● What you are asked to do:
With the pictures omitted, write out the entries that follow exactly as they stand.

● Given records:
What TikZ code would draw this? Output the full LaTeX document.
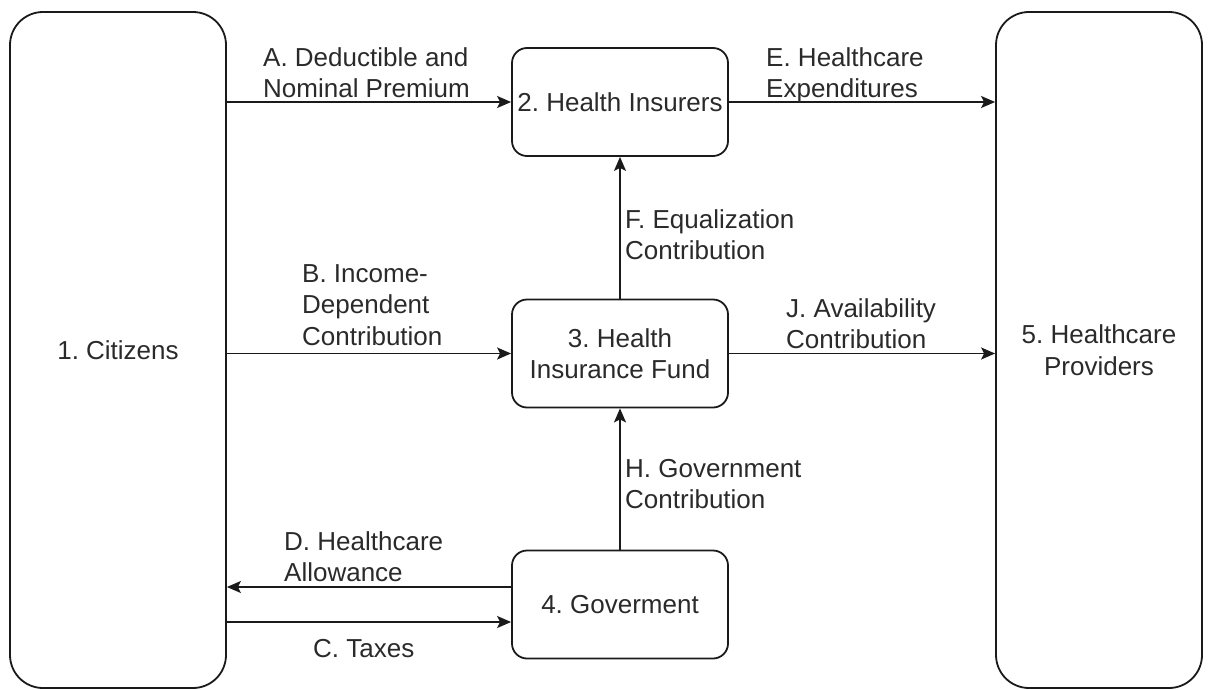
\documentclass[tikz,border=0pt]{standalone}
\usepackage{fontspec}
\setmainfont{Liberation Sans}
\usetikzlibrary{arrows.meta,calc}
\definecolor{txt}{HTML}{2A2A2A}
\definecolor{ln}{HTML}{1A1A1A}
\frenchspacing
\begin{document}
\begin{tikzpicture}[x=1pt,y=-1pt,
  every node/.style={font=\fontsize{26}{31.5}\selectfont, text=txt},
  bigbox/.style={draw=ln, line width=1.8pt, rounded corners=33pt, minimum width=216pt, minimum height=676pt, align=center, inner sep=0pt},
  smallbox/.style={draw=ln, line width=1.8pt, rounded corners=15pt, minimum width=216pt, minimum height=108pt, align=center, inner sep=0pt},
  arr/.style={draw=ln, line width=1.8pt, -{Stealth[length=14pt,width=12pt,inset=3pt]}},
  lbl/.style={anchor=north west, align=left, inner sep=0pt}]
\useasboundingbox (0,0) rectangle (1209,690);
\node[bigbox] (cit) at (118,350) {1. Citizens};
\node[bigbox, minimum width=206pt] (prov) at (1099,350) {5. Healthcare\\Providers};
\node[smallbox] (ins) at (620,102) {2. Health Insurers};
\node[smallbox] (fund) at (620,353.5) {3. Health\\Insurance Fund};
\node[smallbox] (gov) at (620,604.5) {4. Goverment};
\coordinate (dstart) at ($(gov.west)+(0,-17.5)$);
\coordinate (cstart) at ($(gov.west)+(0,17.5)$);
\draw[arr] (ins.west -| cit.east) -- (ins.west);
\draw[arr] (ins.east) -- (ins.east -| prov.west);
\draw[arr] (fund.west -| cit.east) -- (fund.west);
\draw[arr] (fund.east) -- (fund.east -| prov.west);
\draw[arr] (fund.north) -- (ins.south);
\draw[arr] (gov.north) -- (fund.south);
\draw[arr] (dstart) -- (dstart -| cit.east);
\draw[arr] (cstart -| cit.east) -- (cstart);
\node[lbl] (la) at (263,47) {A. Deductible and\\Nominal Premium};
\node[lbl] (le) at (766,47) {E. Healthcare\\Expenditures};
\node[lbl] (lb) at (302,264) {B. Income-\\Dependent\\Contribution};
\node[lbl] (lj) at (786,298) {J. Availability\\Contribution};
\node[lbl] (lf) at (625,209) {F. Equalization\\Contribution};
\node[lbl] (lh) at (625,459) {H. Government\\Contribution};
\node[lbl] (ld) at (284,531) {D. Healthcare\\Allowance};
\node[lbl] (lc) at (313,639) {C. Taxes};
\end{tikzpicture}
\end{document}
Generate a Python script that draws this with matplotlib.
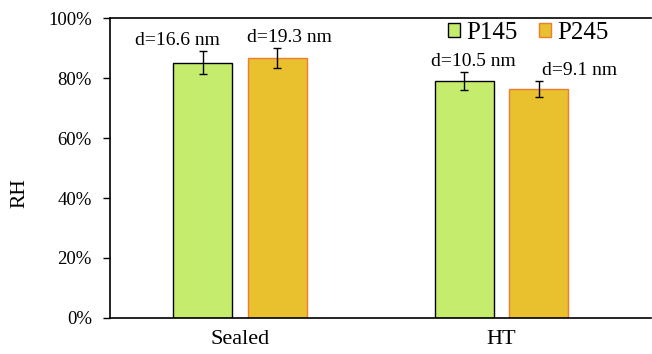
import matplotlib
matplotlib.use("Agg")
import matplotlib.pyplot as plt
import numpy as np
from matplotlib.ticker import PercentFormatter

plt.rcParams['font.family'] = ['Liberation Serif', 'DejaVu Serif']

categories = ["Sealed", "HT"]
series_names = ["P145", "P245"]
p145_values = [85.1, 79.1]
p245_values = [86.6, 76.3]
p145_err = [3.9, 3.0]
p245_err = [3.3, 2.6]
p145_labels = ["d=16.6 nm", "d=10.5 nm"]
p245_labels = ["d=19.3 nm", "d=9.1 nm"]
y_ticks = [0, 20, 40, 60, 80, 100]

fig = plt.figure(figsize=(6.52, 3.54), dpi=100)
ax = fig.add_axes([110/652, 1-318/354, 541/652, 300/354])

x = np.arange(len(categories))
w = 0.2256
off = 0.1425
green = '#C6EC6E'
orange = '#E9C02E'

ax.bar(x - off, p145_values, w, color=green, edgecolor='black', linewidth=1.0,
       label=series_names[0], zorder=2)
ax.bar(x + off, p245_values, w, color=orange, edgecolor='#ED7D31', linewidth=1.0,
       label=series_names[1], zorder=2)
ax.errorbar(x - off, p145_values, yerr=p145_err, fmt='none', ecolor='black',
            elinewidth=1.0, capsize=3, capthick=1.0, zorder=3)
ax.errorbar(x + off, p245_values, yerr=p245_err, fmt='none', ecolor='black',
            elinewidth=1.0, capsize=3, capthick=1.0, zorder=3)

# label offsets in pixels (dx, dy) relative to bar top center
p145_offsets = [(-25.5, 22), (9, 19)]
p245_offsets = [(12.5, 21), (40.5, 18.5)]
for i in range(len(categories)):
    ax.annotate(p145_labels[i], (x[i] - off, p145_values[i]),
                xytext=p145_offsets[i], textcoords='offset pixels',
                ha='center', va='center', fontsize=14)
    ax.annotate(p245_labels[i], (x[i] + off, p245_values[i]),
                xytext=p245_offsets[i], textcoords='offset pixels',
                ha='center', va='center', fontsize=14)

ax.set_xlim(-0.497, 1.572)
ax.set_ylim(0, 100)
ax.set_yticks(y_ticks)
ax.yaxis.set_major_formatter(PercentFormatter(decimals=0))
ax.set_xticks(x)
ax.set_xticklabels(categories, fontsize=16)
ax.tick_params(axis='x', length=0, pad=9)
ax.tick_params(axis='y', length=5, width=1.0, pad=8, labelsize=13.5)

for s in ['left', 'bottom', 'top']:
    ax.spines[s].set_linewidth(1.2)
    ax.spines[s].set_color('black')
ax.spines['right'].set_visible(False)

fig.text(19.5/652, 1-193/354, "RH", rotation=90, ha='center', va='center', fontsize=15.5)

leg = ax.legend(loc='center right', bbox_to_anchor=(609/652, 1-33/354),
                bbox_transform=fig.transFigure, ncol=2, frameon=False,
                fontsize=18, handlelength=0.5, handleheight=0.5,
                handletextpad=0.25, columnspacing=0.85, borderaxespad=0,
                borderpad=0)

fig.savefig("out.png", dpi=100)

● Full response:
What TikZ code would draw this? Output the full LaTeX document.
\documentclass[tikz,border=0pt]{standalone}
\usepackage{fontspec}
\setmainfont{Liberation Sans}
\usetikzlibrary{arrows.meta,calc}
\definecolor{txt}{HTML}{2A2A2A}
\definecolor{ln}{HTML}{1A1A1A}
\frenchspacing
\begin{document}
\begin{tikzpicture}[x=1pt,y=-1pt,
  every node/.style={font=\fontsize{26}{31.5}\selectfont, text=txt},
  bigbox/.style={draw=ln, line width=1.8pt, rounded corners=33pt, minimum width=216pt, minimum height=676pt, align=center, inner sep=0pt},
  smallbox/.style={draw=ln, line width=1.8pt, rounded corners=15pt, minimum width=216pt, minimum height=108pt, align=center, inner sep=0pt},
  arr/.style={draw=ln, line width=1.8pt, -{Stealth[length=14pt,width=12pt,inset=3pt]}},
  lbl/.style={anchor=north west, align=left, inner sep=0pt}]
\useasboundingbox (0,0) rectangle (1209,690);
\node[bigbox] (cit) at (118,350) {1. Citizens};
\node[bigbox, minimum width=206pt] (prov) at (1099,350) {5. Healthcare\\Providers};
\node[smallbox] (ins) at (620,102) {2. Health Insurers};
\node[smallbox] (fund) at (620,353.5) {3. Health\\Insurance Fund};
\node[smallbox] (gov) at (620,604.5) {4. Goverment};
\coordinate (dstart) at ($(gov.west)+(0,-17.5)$);
\coordinate (cstart) at ($(gov.west)+(0,17.5)$);
\draw[arr] (ins.west -| cit.east) -- (ins.west);
\draw[arr] (ins.east) -- (ins.east -| prov.west);
\draw[arr] (fund.west -| cit.east) -- (fund.west);
\draw[arr] (fund.east) -- (fund.east -| prov.west);
\draw[arr] (fund.north) -- (ins.south);
\draw[arr] (gov.north) -- (fund.south);
\draw[arr] (dstart) -- (dstart -| cit.east);
\draw[arr] (cstart -| cit.east) -- (cstart);
\node[lbl] (la) at (263,47) {A. Deductible and\\Nominal Premium};
\node[lbl] (le) at (766,47) {E. Healthcare\\Expenditures};
\node[lbl] (lb) at (302,264) {B. Income-\\Dependent\\Contribution};
\node[lbl] (lj) at (786,298) {J. Availability\\Contribution};
\node[lbl] (lf) at (625,209) {F. Equalization\\Contribution};
\node[lbl] (lh) at (625,459) {H. Government\\Contribution};
\node[lbl] (ld) at (284,531) {D. Healthcare\\Allowance};
\node[lbl] (lc) at (313,639) {C. Taxes};
\end{tikzpicture}
\end{document}
Generate a Python script that draws this with matplotlib.
import matplotlib
matplotlib.use("Agg")
import matplotlib.pyplot as plt
import numpy as np
from matplotlib.ticker import PercentFormatter

plt.rcParams['font.family'] = ['Liberation Serif', 'DejaVu Serif']

categories = ["Sealed", "HT"]
series_names = ["P145", "P245"]
p145_values = [85.1, 79.1]
p245_values = [86.6, 76.3]
p145_err = [3.9, 3.0]
p245_err = [3.3, 2.6]
p145_labels = ["d=16.6 nm", "d=10.5 nm"]
p245_labels = ["d=19.3 nm", "d=9.1 nm"]
y_ticks = [0, 20, 40, 60, 80, 100]

fig = plt.figure(figsize=(6.52, 3.54), dpi=100)
ax = fig.add_axes([110/652, 1-318/354, 541/652, 300/354])

x = np.arange(len(categories))
w = 0.2256
off = 0.1425
green = '#C6EC6E'
orange = '#E9C02E'

ax.bar(x - off, p145_values, w, color=green, edgecolor='black', linewidth=1.0,
       label=series_names[0], zorder=2)
ax.bar(x + off, p245_values, w, color=orange, edgecolor='#ED7D31', linewidth=1.0,
       label=series_names[1], zorder=2)
ax.errorbar(x - off, p145_values, yerr=p145_err, fmt='none', ecolor='black',
            elinewidth=1.0, capsize=3, capthick=1.0, zorder=3)
ax.errorbar(x + off, p245_values, yerr=p245_err, fmt='none', ecolor='black',
            elinewidth=1.0, capsize=3, capthick=1.0, zorder=3)

# label offsets in pixels (dx, dy) relative to bar top center
p145_offsets = [(-25.5, 22), (9, 19)]
p245_offsets = [(12.5, 21), (40.5, 18.5)]
for i in range(len(categories)):
    ax.annotate(p145_labels[i], (x[i] - off, p145_values[i]),
                xytext=p145_offsets[i], textcoords='offset pixels',
                ha='center', va='center', fontsize=14)
    ax.annotate(p245_labels[i], (x[i] + off, p245_values[i]),
                xytext=p245_offsets[i], textcoords='offset pixels',
                ha='center', va='center', fontsize=14)

ax.set_xlim(-0.497, 1.572)
ax.set_ylim(0, 100)
ax.set_yticks(y_ticks)
ax.yaxis.set_major_formatter(PercentFormatter(decimals=0))
ax.set_xticks(x)
ax.set_xticklabels(categories, fontsize=16)
ax.tick_params(axis='x', length=0, pad=9)
ax.tick_params(axis='y', length=5, width=1.0, pad=8, labelsize=13.5)

for s in ['left', 'bottom', 'top']:
    ax.spines[s].set_linewidth(1.2)
    ax.spines[s].set_color('black')
ax.spines['right'].set_visible(False)

fig.text(19.5/652, 1-193/354, "RH", rotation=90, ha='center', va='center', fontsize=15.5)

leg = ax.legend(loc='center right', bbox_to_anchor=(609/652, 1-33/354),
                bbox_transform=fig.transFigure, ncol=2, frameon=False,
                fontsize=18, handlelength=0.5, handleheight=0.5,
                handletextpad=0.25, columnspacing=0.85, borderaxespad=0,
                borderpad=0)

fig.savefig("out.png", dpi=100)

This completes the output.